TL;DR: Andor Season 2 is a masterclass in slow-burn rebellion storytelling. Tony Gilroy doubles down on the grounded, grown-up version of Star Wars he started in Season 1, and this time he lets it breathe a little, even laugh. It’s political, personal, occasionally hilarious, and quietly devastating.
Andor
Welcome Back to the Empire of Dirt
You know a show’s doing something right when you sit down to watch three episodes of a Star Wars series and halfway through forget you’re even watching Star Wars. Blasters? Sure. Starships? Yep. But magic? Mythology? Space wizards? Not even a whisper. Andor Season 2 returns with the same simmering restraint that made the first season such a revelation—except now, it’s got jokes. Grim jokes. Dry ones. The kind that make you snort and then feel guilty because someone’s definitely about to get killed by the Empire.
Andor has always been the franchise’s best-kept secret: a Star Wars show for people who usually roll their eyes at Star Wars. In Season 2, creator Tony Gilroy keeps the human stakes sky-high and the lightsaber count at a hard zero. This is about people—flawed, scared, bold, broken—fighting back not because they’re Chosen Ones but because the system has crushed everything else.
Cassian’s Cosmic Midlife Crisis
Cassian Andor (Diego Luna, tired in the way only a revolutionary can be) is back, and he’s just as done with your bullshit as ever. This time around, he’s embedded inside the Empire, playing a pilot with just enough clearance to make things interesting. When we first meet him, he’s prepping to steal a new ship, fumbling with the controls like someone trying to start a car with a screwdriver. It’s funny, in a gallows-humor sort of way—but the stakes never drop. When the rebel technician who helps him escape asks, “If I die tonight, was it worth it?” you feel that lump in your throat.
Because that’s the magic of Andor: it never lets you forget that every rebellion is paid for in blood and compromise.
The Droids Aren’t Funny, But the Bureaucrats Are
In Season 1, we learned that evil doesn’t always come with a red lightsaber—it often wears a crisp uniform and uses a clipboard. Season 2 doubles down on that idea, diving deep into the Empire’s machinery. Enter Dedra Meero (Denise Gough), who is somehow terrifying and pitiable all at once. She’s climbing the fascist ladder while navigating the world’s most uncomfortable domestic sitcom: living with her maybe-boyfriend Syril (Kyle Soller) and his mom. Yes, you read that right. This show gives us the Star Wars equivalent of an overbearing mother-in-law and makes it work.

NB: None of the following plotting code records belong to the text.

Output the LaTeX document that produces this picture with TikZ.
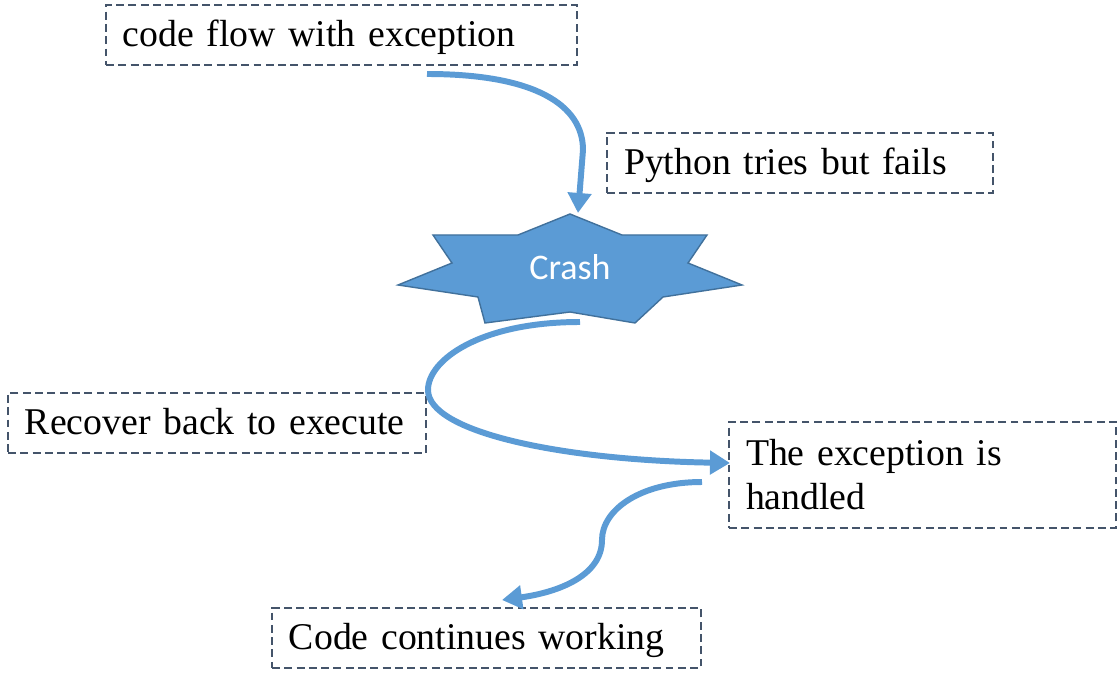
\documentclass[tikz,border=0pt]{standalone}
\usepackage{fontspec}
\setmainfont{Liberation Serif}
\newfontfamily\crashfont{Carlito}
\usetikzlibrary{arrows.meta}
\definecolor{flowblue}{RGB}{91,155,213}
\definecolor{starline}{RGB}{65,113,156}
\definecolor{boxline}{RGB}{68,84,106}
\begin{document}
\begin{tikzpicture}[x=0.02cm, y=-0.02cm,
    >={Triangle[length=0.4cm,width=0.46cm]},
    note/.style={draw=boxline, line width=1.1pt, dash pattern=on 4.5pt off 2.5pt,
        anchor=north west, inner xsep=0.34cm, inner ysep=0pt, outer sep=0pt,
        align=left, minimum height=1.2cm, font=\fontsize{21.5}{25}\selectfont},
    oneline/.style={note, text height=0.56cm, text depth=0.08cm},
    flow/.style={->, draw=flowblue, line width=3.4pt}]
    \useasboundingbox (0,0) rectangle (1117,685);
    % text boxes
    \node[oneline, text width=8.74cm] (codeflow) at (106,5) {code flow with exception};
    \node[oneline, text width=7.04cm] (tries) at (607,133) {Python tries but fails};
    \node[oneline, text width=7.68cm] (recover) at (8,393) {Recover back to execute};
    \node[note, text width=7.06cm, minimum height=2.12cm] (handled) at (729,422) {The exception is\\handled};
    \node[oneline, text width=7.9cm] (continues) at (272,608) {Code continues working};
    % the crash star
    \filldraw[fill=flowblue, draw=starline, line width=0.8pt]
        (570,214) -- (622,235) -- (707,235) -- (688,263) -- (742,285) -- (663,297)
        -- (635,323) -- (570,312) -- (485,323) -- (478,297) -- (398,285)
        -- (452,263) -- (433,235) -- (518,235) -- cycle;
    \node[text=white, font=\crashfont\fontsize{20.5}{24}\selectfont] (crash) at (570,267) {Crash};
    % arrow ends
    \coordinate (s1) at (427,74);
    \coordinate (e1) at (578,213);
    \coordinate (s2) at (580,322);
    \coordinate (e2) at (730,463);
    \coordinate (s3) at (702,482);
    \coordinate (e3) at (502,600);
    % arrows
    \draw[flow] (s1) .. controls (535,74) and (583,105) .. (583,150) -- (e1);
    \draw[flow] (s2) .. controls (480,322) and (428,360) .. (428,390)
        .. controls (428,432) and (560,460) .. (e2);
    \draw[flow] (s3) .. controls (640,482) and (602,510) .. (602,540)
        .. controls (602,575) and (560,592) .. (e3);
\end{tikzpicture}
\end{document}
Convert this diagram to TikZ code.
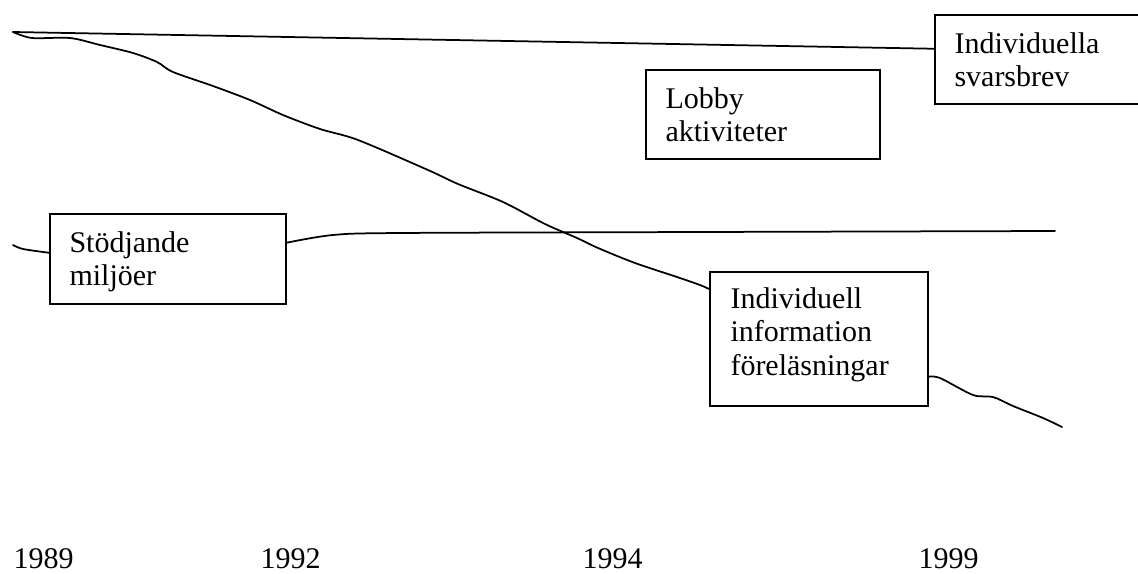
\documentclass[tikz,border=0pt]{standalone}
\usepackage{fontspec}
\setmainfont{Liberation Serif}
\usetikzlibrary{calc}
\tikzset{
  box/.style={draw, line width=0.6pt, inner sep=0pt, anchor=north west},
  lbl/.style={inner sep=0pt, anchor=base west, align=left, text width=70pt,
              font=\fontsize{12pt}{13.4pt}\selectfont},
  yr/.style={inner sep=0pt, anchor=base west, font=\fontsize{12pt}{14pt}\selectfont},
  conn/.style={line width=0.7pt, line join=round, line cap=round},
}
\begin{document}
\begin{tikzpicture}[x=0.4pt,y=-0.4pt]
\useasboundingbox (0,0) rectangle (1138,573);
\clip (0,0) rectangle (1138,573);
% boxes
\node[box, minimum width=88pt, minimum height=35.6pt] (svar) at (934,14) {};
\node[box, minimum width=93.6pt, minimum height=35.6pt] (lobby) at (645,69) {};
\node[box, minimum width=94.4pt, minimum height=36pt] (stod) at (49,213) {};
\node[box, minimum width=87.2pt, minimum height=53.6pt] (info) at (709,271) {};
% labels
\node[lbl] (tsvar) at (954,53) {Individuella\\svarsbrev};
\node[lbl] (tlobby) at (665,108) {Lobby\\aktiviteter};
\node[lbl] (tstod) at (69,252) {Stödjande\\miljöer};
\node[lbl] (tinfo) at (730,308) {Individuell\\information\\föreläsningar};
% years
\node[yr] (y1) at (13,568) {1989};
\node[yr] (y2) at (260,568) {1992};
\node[yr] (y3) at (582,568) {1994};
\node[yr] (y4) at (918,568) {1999};
% free ends
\coordinate (s0) at (13,32);
\coordinate (e1) at (1062,427);
\coordinate (l0) at (13,245);
\coordinate (r1) at (1055,231);
% connectors
\draw[conn] (s0) -- ([yshift=4.2pt]svar.west);
\draw[conn] plot[smooth, tension=0.5] coordinates {(s0) (32,38) (70,38) (100,45) (133,53) (157,62) (173,72) (213,86) (250,100) (283,115) (320,129) (358,140) (428,170) (458,184) (503,202) (545,224) (577,238) (598,248) (635,263) (677,277) (700,285) ([yshift=-7.2pt]info.north west)};
\draw[conn] plot[smooth, tension=0.5] coordinates {([yshift=-15.2pt]info.east) (940,378) (973,395) (993,397) (1013,406) (1043,418) (e1)};
\draw[conn] plot[smooth, tension=0.5] coordinates {(l0) (23,249) ([yshift=2.4pt]stod.west)};
\draw[conn] plot[smooth, tension=0.5] coordinates {([yshift=6.4pt]stod.east) (333,235) (400,233) (700,232) (r1)};
\end{tikzpicture}
\end{document}
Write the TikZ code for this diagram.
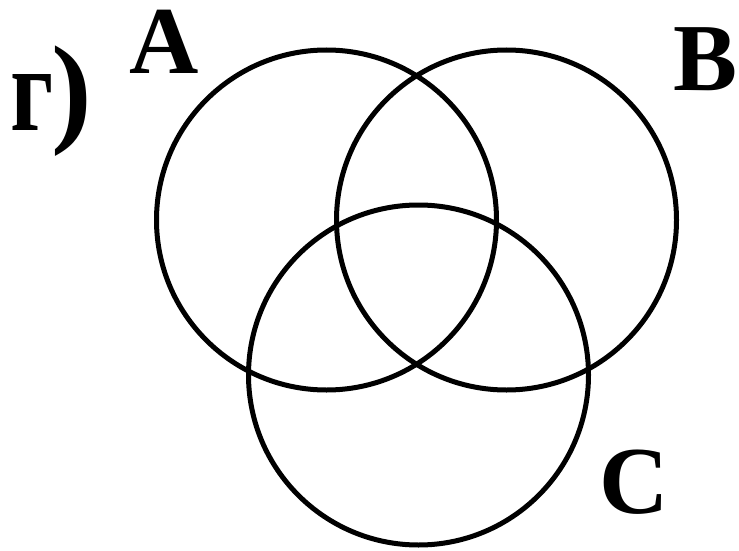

Kathryn Hunter’s performance as Syril’s mother is worth an Emmy and possibly a restraining order. She’s weaponized disappointment. Syril himself remains a deeply compelling character study in incel authoritarianism. He’s one Reddit thread away from becoming a real-world problem, and that’s exactly the point.
Fracking, Weddings, and War Crimes
Elsewhere, the slow-motion horror show continues. On Ghorman, the Empire is planning to extract a rare mineral by fracking the entire planet to death—subtle, right? Meanwhile, Mon Mothma (Genevieve O’Reilly, still devastatingly dignified) is marrying off her daughter to maintain her cover. This is a woman who’s one imperial audit away from execution, and yet she still shows up to smile through a fascist tea party.
Back on the ground, Cassian’s old crew is biding their time in a place that feels like it’s waiting to be burned down. When the Empire shows up for an “inspection,” it turns into a masterclass in dread. Adria Arjona’s Bix is once again targeted by the kind of officer who smiles while issuing threats you can’t quote on daytime TV. The show handles this power dynamic with chilling precision.
The Revolution Will Be Televised
Visually, Andor continues to look like prestige cinema. The Bond-villain mountain bases, the Soviet-style city blocks, the haunted wheat fields—every frame is soaked in mood and meaning. Nicholas Britell’s score is less Star Wars fanfare, more industrial elegy. It’s the kind of music you imagine playing while staring at a crumbling republic and realizing you have to burn it down to build something better.
And yet, despite all the weighty themes, Andor never forgets to entertain. Whether it’s a misfiring escape plan or a dinner scene that doubles as psychological warfare, the show is endlessly engaging. You don’t need to know what a Wookiee is to care. You just need to have ever felt powerless.
Final Verdict
Andor Season 2 is the rare sequel that doesn’t just keep the quality up—it expands the vision. It finds time for humor without losing its edge, and it deepens every character we thought we knew. It’s still the most mature, thoughtful, and quietly radical thing Star Wars has ever done.
Andor is streaming now on Disney+. Bring snacks and emotional support.